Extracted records
· · ·
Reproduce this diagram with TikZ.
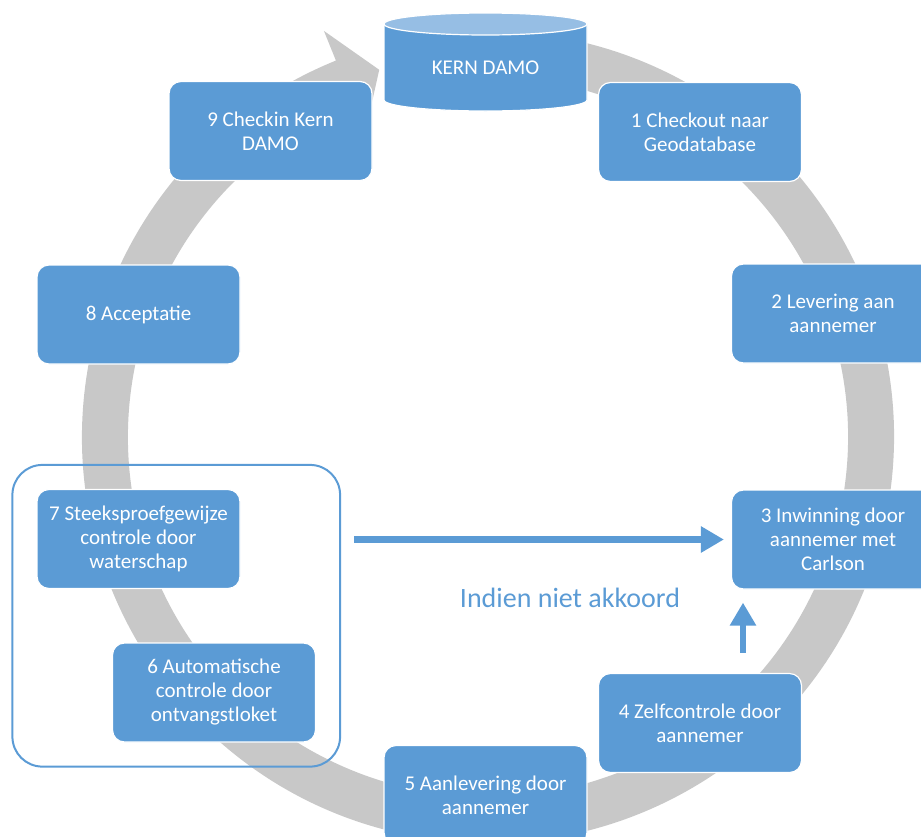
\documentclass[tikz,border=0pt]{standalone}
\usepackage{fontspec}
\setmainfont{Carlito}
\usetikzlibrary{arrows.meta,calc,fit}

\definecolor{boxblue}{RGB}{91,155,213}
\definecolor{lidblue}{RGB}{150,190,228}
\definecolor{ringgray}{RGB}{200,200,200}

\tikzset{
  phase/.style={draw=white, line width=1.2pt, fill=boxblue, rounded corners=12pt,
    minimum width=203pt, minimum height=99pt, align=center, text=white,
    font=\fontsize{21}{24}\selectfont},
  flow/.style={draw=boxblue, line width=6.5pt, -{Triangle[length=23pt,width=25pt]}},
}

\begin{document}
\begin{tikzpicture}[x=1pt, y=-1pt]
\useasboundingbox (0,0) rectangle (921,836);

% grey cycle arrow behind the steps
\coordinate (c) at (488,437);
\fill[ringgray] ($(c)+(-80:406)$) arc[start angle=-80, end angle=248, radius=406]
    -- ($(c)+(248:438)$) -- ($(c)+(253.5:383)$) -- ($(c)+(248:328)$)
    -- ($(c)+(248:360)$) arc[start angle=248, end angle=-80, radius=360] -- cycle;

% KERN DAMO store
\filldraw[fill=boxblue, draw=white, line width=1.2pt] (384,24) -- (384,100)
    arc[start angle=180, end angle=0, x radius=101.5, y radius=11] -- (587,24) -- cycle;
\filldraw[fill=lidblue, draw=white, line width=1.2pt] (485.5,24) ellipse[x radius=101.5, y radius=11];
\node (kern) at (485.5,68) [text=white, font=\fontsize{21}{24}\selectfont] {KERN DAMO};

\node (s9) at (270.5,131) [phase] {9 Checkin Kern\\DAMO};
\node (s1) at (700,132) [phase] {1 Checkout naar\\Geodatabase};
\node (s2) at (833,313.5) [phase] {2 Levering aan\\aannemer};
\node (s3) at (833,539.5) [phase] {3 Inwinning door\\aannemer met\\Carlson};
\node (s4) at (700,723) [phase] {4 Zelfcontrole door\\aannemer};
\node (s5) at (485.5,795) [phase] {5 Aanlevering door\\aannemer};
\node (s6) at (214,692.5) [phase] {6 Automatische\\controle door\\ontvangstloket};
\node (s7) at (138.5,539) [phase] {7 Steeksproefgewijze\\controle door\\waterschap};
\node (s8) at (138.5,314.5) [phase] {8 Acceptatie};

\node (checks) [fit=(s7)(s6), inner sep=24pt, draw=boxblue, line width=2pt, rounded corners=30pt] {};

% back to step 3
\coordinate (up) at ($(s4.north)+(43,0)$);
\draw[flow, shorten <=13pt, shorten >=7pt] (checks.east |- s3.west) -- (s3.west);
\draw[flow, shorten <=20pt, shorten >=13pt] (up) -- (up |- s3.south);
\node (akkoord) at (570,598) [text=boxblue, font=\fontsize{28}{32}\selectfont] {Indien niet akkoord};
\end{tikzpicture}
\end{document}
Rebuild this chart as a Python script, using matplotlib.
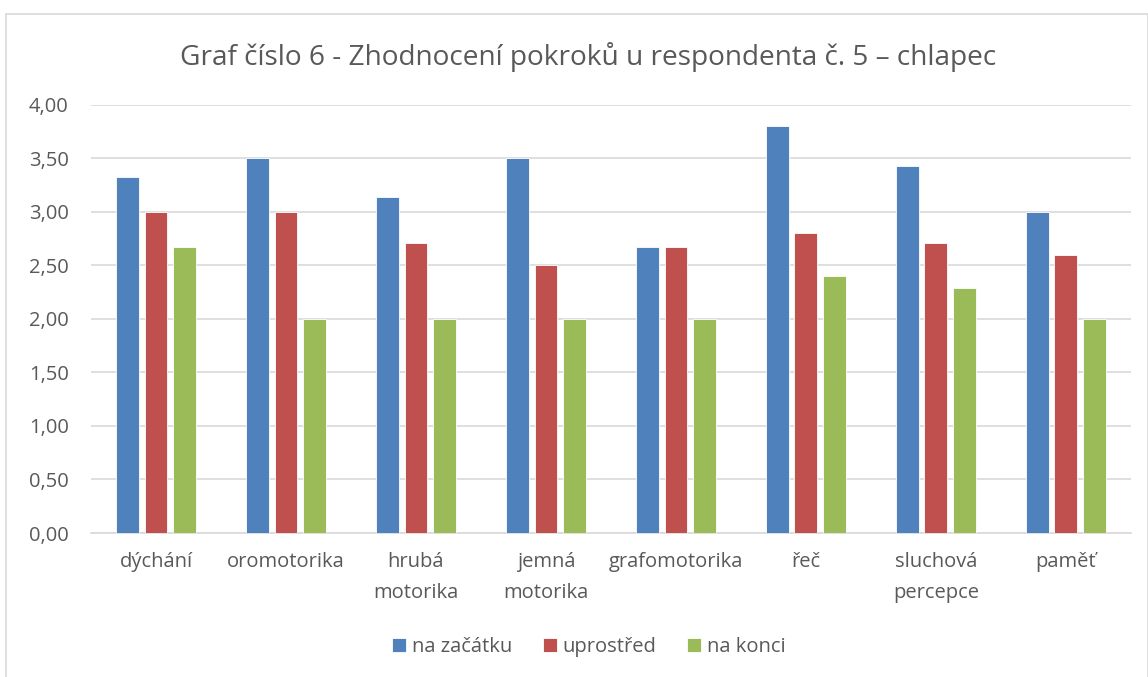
· · ·
**Exercise task**
In the data above, please extract the lines from the first one through the line with "(kern) at (485.5,68)", exactly, and keep pictures out.

**Exercise response**
Reproduce this diagram with TikZ.
\documentclass[tikz,border=0pt]{standalone}
\usepackage{fontspec}
\setmainfont{Carlito}
\usetikzlibrary{arrows.meta,calc,fit}

\definecolor{boxblue}{RGB}{91,155,213}
\definecolor{lidblue}{RGB}{150,190,228}
\definecolor{ringgray}{RGB}{200,200,200}

\tikzset{
  phase/.style={draw=white, line width=1.2pt, fill=boxblue, rounded corners=12pt,
    minimum width=203pt, minimum height=99pt, align=center, text=white,
    font=\fontsize{21}{24}\selectfont},
  flow/.style={draw=boxblue, line width=6.5pt, -{Triangle[length=23pt,width=25pt]}},
}

\begin{document}
\begin{tikzpicture}[x=1pt, y=-1pt]
\useasboundingbox (0,0) rectangle (921,836);

% grey cycle arrow behind the steps
\coordinate (c) at (488,437);
\fill[ringgray] ($(c)+(-80:406)$) arc[start angle=-80, end angle=248, radius=406]
    -- ($(c)+(248:438)$) -- ($(c)+(253.5:383)$) -- ($(c)+(248:328)$)
    -- ($(c)+(248:360)$) arc[start angle=248, end angle=-80, radius=360] -- cycle;

% KERN DAMO store
\filldraw[fill=boxblue, draw=white, line width=1.2pt] (384,24) -- (384,100)
    arc[start angle=180, end angle=0, x radius=101.5, y radius=11] -- (587,24) -- cycle;
\filldraw[fill=lidblue, draw=white, line width=1.2pt] (485.5,24) ellipse[x radius=101.5, y radius=11];
\node (kern) at (485.5,68) [text=white, font=\fontsize{21}{24}\selectfont] {KERN DAMO};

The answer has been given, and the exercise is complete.